Set problem: Copy all lines below exactly as written. Leave pictures out.

Begin Recorded information

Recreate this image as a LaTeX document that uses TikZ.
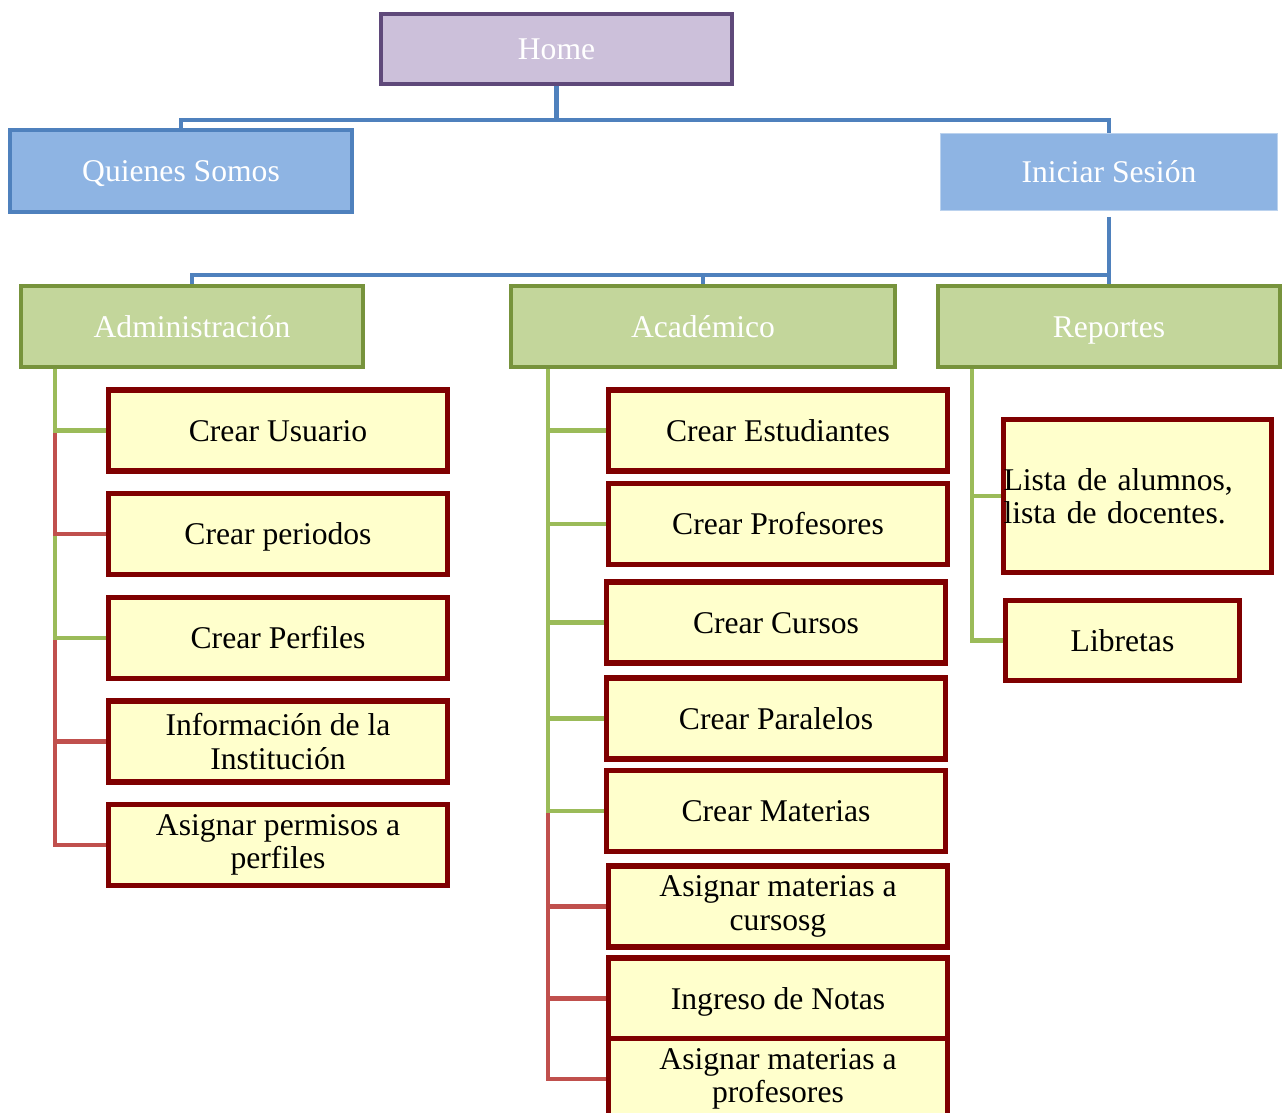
\documentclass[tikz,border=0pt]{standalone}
\usepackage{fontspec}
\setmainfont{Liberation Serif}
\usepackage{tikz}
\usetikzlibrary{backgrounds}

\definecolor{lilafill}{HTML}{CCC0DA}
\definecolor{lilarand}{HTML}{5F497A}
\definecolor{blaufill}{HTML}{8EB4E3}
\definecolor{blaurand}{HTML}{4F81BD}
\definecolor{gruenfill}{HTML}{C3D69B}
\definecolor{gruenrand}{HTML}{77933C}
\definecolor{gelbfill}{HTML}{FFFFCC}
\definecolor{rotrand}{HTML}{7F0000}
\definecolor{gruenlinie}{HTML}{9BBB59}
\definecolor{rotlinie}{HTML}{C0504D}

\begin{document}
\begin{tikzpicture}
		[
		x=0.02cm, y=-0.02cm, font=\fontsize{18}{19}\selectfont,
		zeile/.style={text height=12.5pt, text depth=0.5pt},
		kopf/.style={draw, line width=0.08cm, text=white, inner sep=0pt, zeile},
		kind/.style={draw=rotrand, fill=gelbfill, line width=0.11cm, inner sep=0pt, align=center, minimum width=6.78cm, minimum height=1.62cm},
		blaulinie/.style={draw=blaurand, line width=0.09cm},
		gruen/.style={draw=gruenlinie, line width=0.09cm},
		rot/.style={draw=rotlinie, line width=0.09cm}
		]
		
		%Rahmen
		\useasboundingbox (0,0) rectangle (1286,1113);
		
		%Obere Ebene
		\node [kopf, draw=lilarand, fill=lilafill, minimum width=7.02cm, minimum height=1.40cm] (home) at (556.5,49) {Home};
		\node [kopf, draw=blaurand, fill=blaufill, minimum width=6.84cm, minimum height=1.64cm] (quienes) at (181,171) {Quienes Somos};
		\node [kopf, draw=blaufill!60!white, line width=0.02cm, fill=blaufill, minimum width=6.74cm, minimum height=1.54cm] (sesion) at (1109,172) {Iniciar Sesión};
		
		%Bereiche
		\node [kopf, draw=gruenrand, fill=gruenfill, minimum width=6.84cm, minimum height=1.62cm] (admin) at (192,326.5) {Administración};
		\node [kopf, draw=gruenrand, fill=gruenfill, minimum width=7.68cm, minimum height=1.62cm] (acad) at (703,326.5) {Académico};
		\node [kopf, draw=gruenrand, fill=gruenfill, minimum width=6.84cm, minimum height=1.62cm] (reportes) at (1109,326.5) {Reportes};
		
		%Administración
		\node [kind, zeile] (usuario) at (278,430.5) {Crear Usuario};
		\node [kind, zeile] (periodos) at (278,534) {Crear periodos};
		\node [kind, zeile] (perfiles) at (278,638) {Crear Perfiles};
		\node [kind] (info) at (278,741.5) {Información de la\\Institución};
		\node [kind] (permisos) at (278,845) {Asignar permisos a\\perfiles};
		
		%Académico
		\node [kind, zeile] (estud) at (778,430.5) {Crear Estudiantes};
		\node [kind, zeile] (profes) at (778,524) {Crear Profesores};
		\node [kind, zeile] (cursos) at (776,622.5) {Crear Cursos};
		\node [kind, zeile] (paral) at (776,718.5) {Crear Paralelos};
		\node [kind, zeile] (mater) at (776,811) {Crear Materias};
		\node [kind] (asigcur) at (778,906.5) {Asignar materias a\\cursosg};
		\node [kind, zeile] (notas) at (778,998.5) {Ingreso de Notas};
		\node [kind] (asigprof) at (778,1079) {Asignar materias a\\profesores};
		
		%Reportes
		\node [kind, align=left, text width=5.36cm, minimum width=5.36cm, minimum height=3.06cm] (lista) at (1137.5,496) {Lista de alumnos,\\lista de docentes.};
		\node [kind, zeile, minimum width=4.68cm, minimum height=1.60cm] (libretas) at (1122.5,640.5) {Libretas};
		
		\begin{scope}[on background layer]
		%Verbindungen oben
		\coordinate (bus1) at (556.5,120);
		\draw [blaulinie] (home.south) -- (bus1) -| (quienes.north);
		\draw [blaulinie] (bus1) -| (sesion.north);
		\coordinate (bus2) at (1109,275);
		\draw [blaulinie] ([yshift=-0.12cm]sesion.south) -- (bus2) -| (admin.north);
		\draw [blaulinie] (bus2) -| (acad.north);
		\draw [blaulinie] (bus2) -- (reportes.north);
		
		%Verbindungen Administración (rückwärts)
		\coordinate (admtrunk) at (55,369);
		\draw [rot] (admtrunk) |- (permisos.west);
		\draw [rot] (admtrunk) |- (info.west);
		\draw [gruen] (admtrunk) |- (perfiles.west);
		\draw [rot] (admtrunk) |- (periodos.west);
		\draw [gruen] (admtrunk) |- (usuario.west);
		
		%Verbindungen Académico (rückwärts)
		\coordinate (acadtrunk) at (548,369);
		\draw [rot] (acadtrunk) |- (asigprof.west);
		\draw [rot] (acadtrunk) |- (notas.west);
		\draw [rot] (acadtrunk) |- (asigcur.west);
		\draw [gruen] (acadtrunk) |- (mater.west);
		\draw [gruen] (acadtrunk) |- (paral.west);
		\draw [gruen] (acadtrunk) |- (cursos.west);
		\draw [gruen] (acadtrunk) |- (profes.west);
		\draw [gruen] (acadtrunk) |- (estud.west);
		
		%Verbindungen Reportes
		\coordinate (reptrunk) at (972,369);
		\draw [gruen] (reptrunk) |- (libretas.west);
		\draw [gruen] (reptrunk) |- (lista.west);
		\end{scope}
	\end{tikzpicture}
\end{document}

End Recorded information

Final answer:
Recreate this image as a LaTeX document that uses TikZ.
\documentclass[tikz,border=0pt]{standalone}
\usepackage{fontspec}
\setmainfont{Liberation Serif}
\usepackage{tikz}
\usetikzlibrary{backgrounds}

\definecolor{lilafill}{HTML}{CCC0DA}
\definecolor{lilarand}{HTML}{5F497A}
\definecolor{blaufill}{HTML}{8EB4E3}
\definecolor{blaurand}{HTML}{4F81BD}
\definecolor{gruenfill}{HTML}{C3D69B}
\definecolor{gruenrand}{HTML}{77933C}
\definecolor{gelbfill}{HTML}{FFFFCC}
\definecolor{rotrand}{HTML}{7F0000}
\definecolor{gruenlinie}{HTML}{9BBB59}
\definecolor{rotlinie}{HTML}{C0504D}

\begin{document}
\begin{tikzpicture}
		[
		x=0.02cm, y=-0.02cm, font=\fontsize{18}{19}\selectfont,
		zeile/.style={text height=12.5pt, text depth=0.5pt},
		kopf/.style={draw, line width=0.08cm, text=white, inner sep=0pt, zeile},
		kind/.style={draw=rotrand, fill=gelbfill, line width=0.11cm, inner sep=0pt, align=center, minimum width=6.78cm, minimum height=1.62cm},
		blaulinie/.style={draw=blaurand, line width=0.09cm},
		gruen/.style={draw=gruenlinie, line width=0.09cm},
		rot/.style={draw=rotlinie, line width=0.09cm}
		]
		
		%Rahmen
		\useasboundingbox (0,0) rectangle (1286,1113);
		
		%Obere Ebene
		\node [kopf, draw=lilarand, fill=lilafill, minimum width=7.02cm, minimum height=1.40cm] (home) at (556.5,49) {Home};
		\node [kopf, draw=blaurand, fill=blaufill, minimum width=6.84cm, minimum height=1.64cm] (quienes) at (181,171) {Quienes Somos};
		\node [kopf, draw=blaufill!60!white, line width=0.02cm, fill=blaufill, minimum width=6.74cm, minimum height=1.54cm] (sesion) at (1109,172) {Iniciar Sesión};
		
		%Bereiche
		\node [kopf, draw=gruenrand, fill=gruenfill, minimum width=6.84cm, minimum height=1.62cm] (admin) at (192,326.5) {Administración};
		\node [kopf, draw=gruenrand, fill=gruenfill, minimum width=7.68cm, minimum height=1.62cm] (acad) at (703,326.5) {Académico};
		\node [kopf, draw=gruenrand, fill=gruenfill, minimum width=6.84cm, minimum height=1.62cm] (reportes) at (1109,326.5) {Reportes};
		
		%Administración
		\node [kind, zeile] (usuario) at (278,430.5) {Crear Usuario};
		\node [kind, zeile] (periodos) at (278,534) {Crear periodos};
		\node [kind, zeile] (perfiles) at (278,638) {Crear Perfiles};
		\node [kind] (info) at (278,741.5) {Información de la\\Institución};
		\node [kind] (permisos) at (278,845) {Asignar permisos a\\perfiles};
		
		%Académico
		\node [kind, zeile] (estud) at (778,430.5) {Crear Estudiantes};
		\node [kind, zeile] (profes) at (778,524) {Crear Profesores};
		\node [kind, zeile] (cursos) at (776,622.5) {Crear Cursos};
		\node [kind, zeile] (paral) at (776,718.5) {Crear Paralelos};
		\node [kind, zeile] (mater) at (776,811) {Crear Materias};
		\node [kind] (asigcur) at (778,906.5) {Asignar materias a\\cursosg};
		\node [kind, zeile] (notas) at (778,998.5) {Ingreso de Notas};
		\node [kind] (asigprof) at (778,1079) {Asignar materias a\\profesores};
		
		%Reportes
		\node [kind, align=left, text width=5.36cm, minimum width=5.36cm, minimum height=3.06cm] (lista) at (1137.5,496) {Lista de alumnos,\\lista de docentes.};
		\node [kind, zeile, minimum width=4.68cm, minimum height=1.60cm] (libretas) at (1122.5,640.5) {Libretas};
		
		\begin{scope}[on background layer]
		%Verbindungen oben
		\coordinate (bus1) at (556.5,120);
		\draw [blaulinie] (home.south) -- (bus1) -| (quienes.north);
		\draw [blaulinie] (bus1) -| (sesion.north);
		\coordinate (bus2) at (1109,275);
		\draw [blaulinie] ([yshift=-0.12cm]sesion.south) -- (bus2) -| (admin.north);
		\draw [blaulinie] (bus2) -| (acad.north);
		\draw [blaulinie] (bus2) -- (reportes.north);
		
		%Verbindungen Administración (rückwärts)
		\coordinate (admtrunk) at (55,369);
		\draw [rot] (admtrunk) |- (permisos.west);
		\draw [rot] (admtrunk) |- (info.west);
		\draw [gruen] (admtrunk) |- (perfiles.west);
		\draw [rot] (admtrunk) |- (periodos.west);
		\draw [gruen] (admtrunk) |- (usuario.west);
		
		%Verbindungen Académico (rückwärts)
		\coordinate (acadtrunk) at (548,369);
		\draw [rot] (acadtrunk) |- (asigprof.west);
		\draw [rot] (acadtrunk) |- (notas.west);
		\draw [rot] (acadtrunk) |- (asigcur.west);
		\draw [gruen] (acadtrunk) |- (mater.west);
		\draw [gruen] (acadtrunk) |- (paral.west);
		\draw [gruen] (acadtrunk) |- (cursos.west);
		\draw [gruen] (acadtrunk) |- (profes.west);
		\draw [gruen] (acadtrunk) |- (estud.west);
		
		%Verbindungen Reportes
		\coordinate (reptrunk) at (972,369);
		\draw [gruen] (reptrunk) |- (libretas.west);
		\draw [gruen] (reptrunk) |- (lista.west);
		\end{scope}
	\end{tikzpicture}
\end{document}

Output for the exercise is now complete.